**Given task:**
Begin with the first line below and retype each line exactly through the line containing "plt.rcParams['font.family'] = ['Roboto". Any pictures are to be left out.

**Source data:**
---------------
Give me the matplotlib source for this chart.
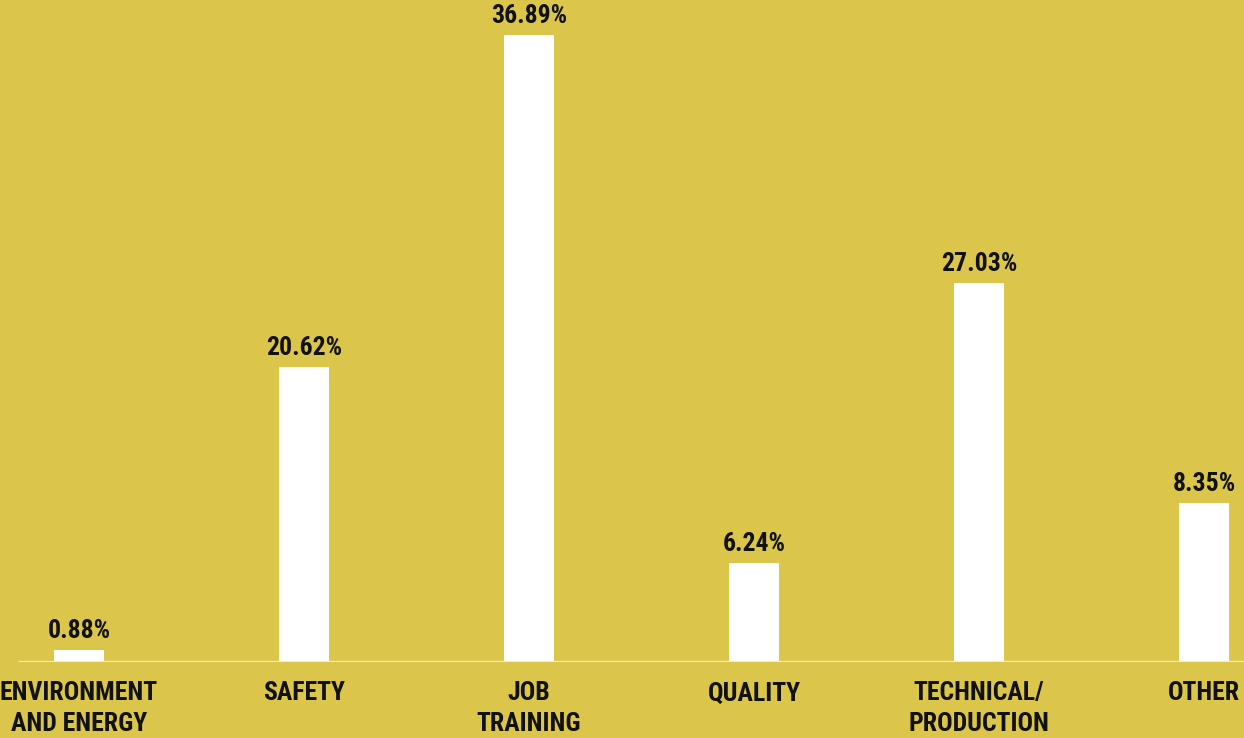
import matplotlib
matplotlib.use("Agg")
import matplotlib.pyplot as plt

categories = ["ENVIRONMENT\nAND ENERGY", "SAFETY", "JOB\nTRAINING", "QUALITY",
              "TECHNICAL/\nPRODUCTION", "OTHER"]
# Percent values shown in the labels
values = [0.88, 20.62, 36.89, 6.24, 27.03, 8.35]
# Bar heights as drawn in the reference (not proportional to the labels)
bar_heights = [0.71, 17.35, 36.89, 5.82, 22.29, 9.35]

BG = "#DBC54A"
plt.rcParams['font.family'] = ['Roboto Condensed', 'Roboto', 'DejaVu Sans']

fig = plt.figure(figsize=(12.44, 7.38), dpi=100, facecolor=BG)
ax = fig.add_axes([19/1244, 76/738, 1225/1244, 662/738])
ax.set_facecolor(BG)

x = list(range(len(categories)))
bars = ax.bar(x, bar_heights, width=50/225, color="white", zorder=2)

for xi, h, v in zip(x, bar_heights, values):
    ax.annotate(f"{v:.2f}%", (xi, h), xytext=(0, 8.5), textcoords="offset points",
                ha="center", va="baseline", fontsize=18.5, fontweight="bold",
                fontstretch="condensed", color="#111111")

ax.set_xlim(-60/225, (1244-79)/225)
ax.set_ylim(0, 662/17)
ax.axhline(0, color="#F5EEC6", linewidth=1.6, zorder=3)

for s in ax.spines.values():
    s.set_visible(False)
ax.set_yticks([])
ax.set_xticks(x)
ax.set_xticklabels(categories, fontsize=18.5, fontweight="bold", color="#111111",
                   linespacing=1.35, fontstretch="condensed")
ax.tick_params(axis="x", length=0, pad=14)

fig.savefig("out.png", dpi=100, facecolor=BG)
---------------
**Result of this task:**
Give me the matplotlib source for this chart.
import matplotlib
matplotlib.use("Agg")
import matplotlib.pyplot as plt

categories = ["ENVIRONMENT\nAND ENERGY", "SAFETY", "JOB\nTRAINING", "QUALITY",
              "TECHNICAL/\nPRODUCTION", "OTHER"]
# Percent values shown in the labels
values = [0.88, 20.62, 36.89, 6.24, 27.03, 8.35]
# Bar heights as drawn in the reference (not proportional to the labels)
bar_heights = [0.71, 17.35, 36.89, 5.82, 22.29, 9.35]

BG = "#DBC54A"
plt.rcParams['font.family'] = ['Roboto Condensed', 'Roboto', 'DejaVu Sans']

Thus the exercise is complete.